I Want to Dye, So I Paint

The hand dyed textiles of Wendy Richardson convinced me to covet hand dyed fabrics. Her work is luscious. She takes the most ordinary of fabrics and makes them extraordinary. Outdated, ugly or passe pieces have the potential to become shining stars in her hands.

Seeing the work of admired artists often leads to the conclusion that they are all dyeing their own fabrics (o.k.- not all – but many do). There are many motivations for wanting to build work from fabric of your own creating: it deepens the connection to your work, bears no one else’s creative mark, provides just the foundation that you are looking for and adds to the pleasure of designing. I hope to someday follow that path to become closer to my own work, but for now, I need to make my mark with thread and paint.

What are some of the colourants available to today’s textile artist?

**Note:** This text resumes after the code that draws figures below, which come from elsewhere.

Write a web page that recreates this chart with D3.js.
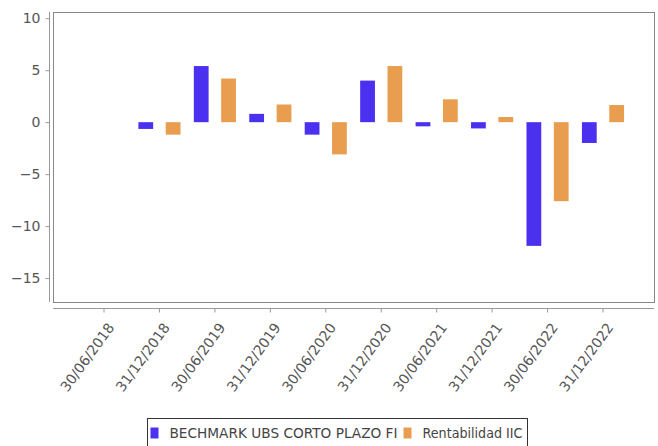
<!DOCTYPE html>
<html lang="en">
<head>
    <meta charset="UTF-8">
    <title>Rentabilidad semestral</title>
    <script src="https://cdnjs.cloudflare.com/ajax/libs/d3/7.8.5/d3.min.js"></script>
    <style>
        body { margin: 0; background: #fff; font-family: 'DejaVu Sans', sans-serif; }
        svg { display: block; }
        .frame { fill: none; stroke: #888; stroke-width: 1px; }
        .axis path, .axis line { stroke: #999; }
        .axis text { fill: #555; font-size: 14px; font-family: 'DejaVu Sans', sans-serif; }
        .legend-box { fill: #fff; stroke: #333; stroke-width: 1px; }
        .legend-text { fill: #444; font-size: 14px; }
    </style>
</head>
<body>
<svg id="chart"></svg>
<script>
    // data
    const periods = ["30/06/2018", "31/12/2018", "30/06/2019", "31/12/2019", "30/06/2020",
                     "31/12/2020", "30/06/2021", "31/12/2021", "30/06/2022", "31/12/2022"];
    const seriesNames = ["BECHMARK UBS CORTO PLAZO FI", "Rentabilidad IIC"];
    const benchmark = [null, -0.65, 5.4, 0.8, -1.2, 4.0, -0.4, -0.6, -11.9, -2.0];
    const fund      = [null, -1.2, 4.2, 1.7, -3.1, 5.4, 2.2, 0.5, -7.6, 1.65];
    const yTicks = [10, 5, 0, -5, -10, -15];
    const colors = ["#4b30f0", "#e99e4f"];

    const width = 658, height = 446;
    const plot = { left: 53, right: 654, top: 12, bottom: 302 };

    const svg = d3.select("#chart").attr("width", width).attr("height", height);

    const x = d3.scaleBand()
        .domain(periods)
        .range([plot.left, plot.right])
        .paddingInner(0.24)
        .paddingOuter(0.54);

    const xSub = d3.scaleBand()
        .domain(seriesNames)
        .range([0, x.bandwidth()])
        .paddingInner(0.46);

    const y = d3.scaleLinear()
        .domain([-17.3, 10.6])
        .range([plot.bottom, plot.top]);

    // plot frame
    svg.append("rect")
        .attr("class", "frame")
        .attr("x", plot.left + 0.5)
        .attr("y", plot.top + 0.5)
        .attr("width", plot.right - plot.left)
        .attr("height", plot.bottom - plot.top);

    // bars
    const rows = periods.map((p, i) => ({ period: p, values: [benchmark[i], fund[i]] }));
    const groups = svg.append("g").selectAll("g")
        .data(rows)
        .join("g")
        .attr("transform", d => `translate(${x(d.period)},0)`);

    groups.selectAll("rect")
        .data(d => d.values.map((v, j) => ({ name: seriesNames[j], value: v, j: j })).filter(d => d.value !== null))
        .join("rect")
        .attr("x", d => xSub(d.name))
        .attr("width", xSub.bandwidth())
        .attr("y", d => y(Math.max(0, d.value)))
        .attr("height", d => Math.abs(y(d.value) - y(0)))
        .attr("fill", d => colors[d.j]);

    // y axis, offset from the frame
    const yAxis = svg.append("g")
        .attr("class", "axis")
        .attr("transform", `translate(${plot.left - 3.5},0)`)
        .call(d3.axisLeft(y).tickValues(yTicks).tickSize(4).tickSizeOuter(0).tickPadding(5));
    yAxis.select(".domain").attr("d", `M0,${plot.top}V${plot.bottom}`);

    // x axis, offset below the frame
    const xAxis = svg.append("g")
        .attr("class", "axis")
        .attr("transform", `translate(0,${plot.bottom + 6.5})`)
        .call(d3.axisBottom(x).tickSize(4).tickSizeOuter(0));
    xAxis.select(".domain").attr("d", `M${plot.left},0H${plot.right}`);
    xAxis.selectAll("text")
        .attr("text-anchor", "end")
        .attr("x", 0).attr("y", 0).attr("dy", 0)
        .attr("transform", "translate(11,19) rotate(-54)");

    // legend
    const legend = svg.append("g").attr("transform", "translate(147.5,418.5)");
    legend.append("rect").attr("class", "legend-box")
        .attr("width", 380).attr("height", 30);
    const items = [
        { name: seriesNames[0], x: 3, len: 228 },
        { name: seriesNames[1], x: 256, len: 100 }
    ];
    items.forEach((it, i) => {
        legend.append("rect")
            .attr("x", it.x).attr("y", 9)
            .attr("width", 8).attr("height", 11)
            .attr("fill", colors[i]);
        legend.append("text")
            .attr("class", "legend-text")
            .attr("x", it.x + 19).attr("y", 19.5)
            .attr("textLength", it.len)
            .attr("lengthAdjust", "spacingAndGlyphs")
            .text(it.name);
    });
</script>
</body>
</html>
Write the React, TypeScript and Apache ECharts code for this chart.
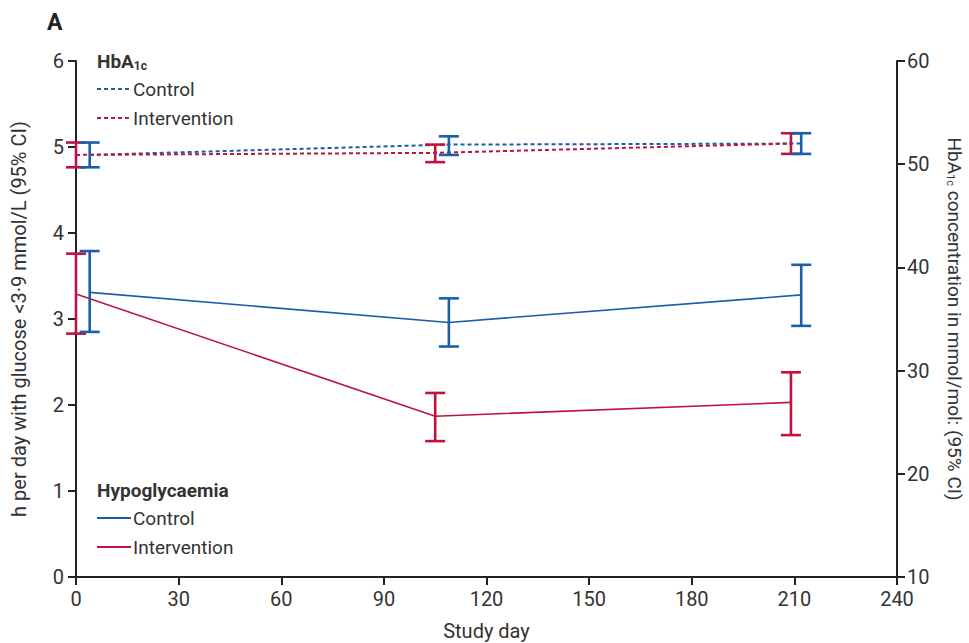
import React, { useEffect, useRef } from "react";
import * as echarts from "echarts";

// ---- Data ----
const xTicks = [0, 30, 60, 90, 120, 150, 180, 210, 240];

// Hypoglycaemia (left axis, h per day)
const hypoControlDays = [4, 109, 212];
const hypoControlMean = [3.31, 2.96, 3.28];
const hypoControlLow = [2.85, 2.68, 2.92];
const hypoControlHigh = [3.79, 3.24, 3.63];

const hypoInterventionDays = [0, 105, 209];
const hypoInterventionMean = [3.29, 1.87, 2.03];
const hypoInterventionLow = [2.83, 1.58, 1.65];
const hypoInterventionHigh = [3.76, 2.14, 2.38];

// HbA1c (right axis, mmol/mol)
const hbaControlDays = [4, 109, 212];
const hbaControlMean = [50.9, 51.9, 52.0];
const hbaControlLow = [49.7, 50.9, 51.0];
const hbaControlHigh = [52.1, 52.7, 53.0];

const hbaInterventionDays = [0, 105, 209];
const hbaInterventionMean = [50.9, 51.1, 52.0];
const hbaInterventionLow = [49.7, 50.2, 51.0];
const hbaInterventionHigh = [52.1, 51.9, 53.0];

const BLUE = "#1a5ea8";
const RED = "#c0123f";
const TEXT = "#333333";
const AXIS = "#222222";
const FONT = "Roboto, 'Open Sans', sans-serif";

function pairs(days: number[], vals: number[]) {
  return days.map((d, i) => [d, vals[i]]);
}
function triples(days: number[], lo: number[], hi: number[]) {
  return days.map((d, i) => [d, lo[i], hi[i]]);
}

function errorBarSeries(data: number[][], color: string, yAxisIndex: number) {
  return {
    type: "custom",
    yAxisIndex,
    clip: false,
    z: 5,
    encode: { x: 0, y: [1, 2] },
    data,
    renderItem: (params: any, api: any) => {
      const x = api.value(0);
      const lo = api.coord([x, api.value(1)]);
      const hi = api.coord([x, api.value(2)]);
      const half = 10;
      const style = { stroke: color, lineWidth: 2.6 };
      return {
        type: "group",
        children: [
          { type: "line", shape: { x1: lo[0], y1: lo[1], x2: hi[0], y2: hi[1] }, style },
          { type: "line", shape: { x1: hi[0] - half, y1: hi[1], x2: hi[0] + half, y2: hi[1] }, style },
          { type: "line", shape: { x1: lo[0] - half, y1: lo[1], x2: lo[0] + half, y2: lo[1] }, style },
        ],
      };
    },
  };
}

export default function App() {
  const ref = useRef<HTMLDivElement>(null);

  useEffect(() => {
    document.body.style.margin = "0";
    if (!ref.current) return;
    const chart = echarts.init(ref.current, undefined, { renderer: "svg" });

    const axisCommon = {
      axisLine: { show: true, lineStyle: { color: AXIS, width: 2 } },
      axisTick: { show: true, length: 8, lineStyle: { color: AXIS, width: 2 } },
      splitLine: { show: false },
    };

    const legendText = (x: number, y: number, text: string, bold = false) => ({
      type: "text",
      x,
      y,
      style: {
        text,
        fill: TEXT,
        font: `${bold ? "bold " : ""}19px ${FONT}`,
        verticalAlign: "middle",
      },
    });
    const legendLine = (x: number, y: number, color: string, dashed: boolean) => ({
      type: "line",
      shape: { x1: x, y1: y, x2: x + 34, y2: y },
      style: { stroke: color, lineWidth: 2, lineDash: dashed ? [4, 3] : null },
    });

    chart.setOption({
      animation: false,
      grid: { left: 76, right: 72, top: 61, bottom: 66, containLabel: false, outerBoundsMode: "none" },
      xAxis: {
        type: "value",
        min: 0,
        max: 240,
        interval: 30,
        name: "Study day",
        nameLocation: "middle",
        nameGap: 44,
        nameTextStyle: { fontSize: 20, color: TEXT, fontFamily: FONT },
        axisLabel: {
          fontSize: 20,
          color: TEXT,
          fontFamily: FONT,
          margin: 12,
          formatter: (v: number) => (xTicks.includes(v) ? String(v) : ""),
        },
        ...axisCommon,
      },
      yAxis: [
        {
          type: "value",
          min: 0,
          max: 6,
          interval: 1,
          position: "left",
          name: "h per day with glucose <3·9 mmol/L (95% CI)",
          nameLocation: "middle",
          nameGap: 47,
          nameTextStyle: { fontSize: 20, color: TEXT, fontFamily: FONT },
          axisLabel: { fontSize: 20, color: TEXT, fontFamily: FONT, margin: 12 },
          ...axisCommon,
        },
        {
          type: "value",
          min: 10,
          max: 60,
          interval: 10,
          position: "right",
          name: "{a|HbA}{s|1c}{a| concentration in mmol/mol: (95% CI)}",
          nameLocation: "middle",
          nameRotate: -90,
          nameGap: 48,
          nameTextStyle: {
            fontSize: 19,
            color: TEXT,
            fontFamily: FONT,
            rich: {
              a: { fontSize: 19, color: TEXT, fontFamily: FONT },
              s: { fontSize: 11, color: TEXT, fontFamily: FONT, verticalAlign: "bottom", padding: [8, 0, 0, 0] },
            },
          },
          axisLabel: { fontSize: 20, color: TEXT, fontFamily: FONT, margin: 10 },
          ...axisCommon,
        },
      ],
      series: [
        {
          type: "line",
          name: "Hypo Control",
          yAxisIndex: 0,
          data: pairs(hypoControlDays, hypoControlMean),
          symbol: "none",
          lineStyle: { color: BLUE, width: 1.6 },
          z: 3,
        },
        {
          type: "line",
          name: "Hypo Intervention",
          yAxisIndex: 0,
          data: pairs(hypoInterventionDays, hypoInterventionMean),
          symbol: "none",
          lineStyle: { color: RED, width: 1.6 },
          z: 3,
        },
        {
          type: "line",
          name: "HbA1c Control",
          yAxisIndex: 1,
          data: pairs(hbaControlDays, hbaControlMean),
          symbol: "none",
          lineStyle: { color: BLUE, width: 2, type: [4, 3] },
          z: 3,
        },
        {
          type: "line",
          name: "HbA1c Intervention",
          yAxisIndex: 1,
          data: pairs(hbaInterventionDays, hbaInterventionMean),
          symbol: "none",
          lineStyle: { color: RED, width: 2, type: [4, 3] },
          z: 3,
        },
        errorBarSeries(triples(hypoInterventionDays, hypoInterventionLow, hypoInterventionHigh), RED, 0),
        errorBarSeries(triples(hypoControlDays, hypoControlLow, hypoControlHigh), BLUE, 0),
        errorBarSeries(triples(hbaInterventionDays, hbaInterventionLow, hbaInterventionHigh), RED, 1),
        errorBarSeries(triples(hbaControlDays, hbaControlLow, hbaControlHigh), BLUE, 1),
      ],
      graphic: [
        {
          type: "text",
          x: 47,
          y: 22,
          style: { text: "A", fill: "#222", font: `bold 23px ${FONT}`, verticalAlign: "middle" },
        },
        {
          type: "text",
          x: 97,
          y: 61,
          style: {
            text: "{b|HbA}{s|1c}",
            fill: TEXT,
            verticalAlign: "middle",
            rich: {
              b: { fontSize: 19, fontWeight: "bold", fill: TEXT, fontFamily: FONT },
              s: { fontSize: 12, fontWeight: "bold", fill: TEXT, fontFamily: FONT, padding: [10, 0, 0, 0] },
            },
          },
        },
        legendLine(97, 89, BLUE, true),
        legendText(133, 89, "Control"),
        legendLine(97, 118, RED, true),
        legendText(133, 118, "Intervention"),
        legendText(97, 490, "Hypoglycaemia", true),
        legendLine(97, 518, BLUE, false),
        legendText(133, 518, "Control"),
        legendLine(97, 547, RED, false),
        legendText(133, 547, "Intervention"),
      ],
    });

    return () => chart.dispose();
  }, []);

  return <div ref={ref} style={{ width: 969, height: 643 }} />;
}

  • Jacquard products are a personal favourite. I adore their Lumiere line of metallic dusted paints (Halo Blue Gold is a delight!). They also make Neopaque (for dark fabric coverage), Textile Colors (to maintain the hand of fabric and give good colour) and Dynaflow (an almost ink-like liquid paint)
  • Stewart Gill Paints: More than paints, some of their products are masterpieces waiting to pop out of a bottle. The Byzantia line is lush and The Alchemy line is an “interference” selection that takes on a shimmery underglow of a secondary colour.
  • Golden Acrylics: are not fabric specific, but the colour selection is rich and sophisticated, providing the colours that someone from the painting and fine arts world would seek out. Also, fabric mediums can be added for workability and washability.
  • “Anything on hand” is another good approach. Keep in mind the durability of the paint that you are using on the fabric and try what you may have on hand. Again, fabric medium can be added, but I tend to not wash my creations, so nothing is off-limits, including regular craft paint.
  • Inks: I learned to use bottle inks with Lisa Engelbrecht. She works with ink on canvas and uses calligraphy as well as brush work. The fluidity of the ink is a nice change from heavier paints and they come in a surprising range of colours.
  • And so on: of course, this is just a taste of fabric colouring possibilities. Prismacolor pencils, Shiva Paintstix, Portfolio Pastels from Crayola, Tsukineko bottled Inks, Fabrico Fabric pens et al add to the buffet of possibilities.

So while I wish to dye, I’ll paint for now. There are plenty of possibilities to keep me busy.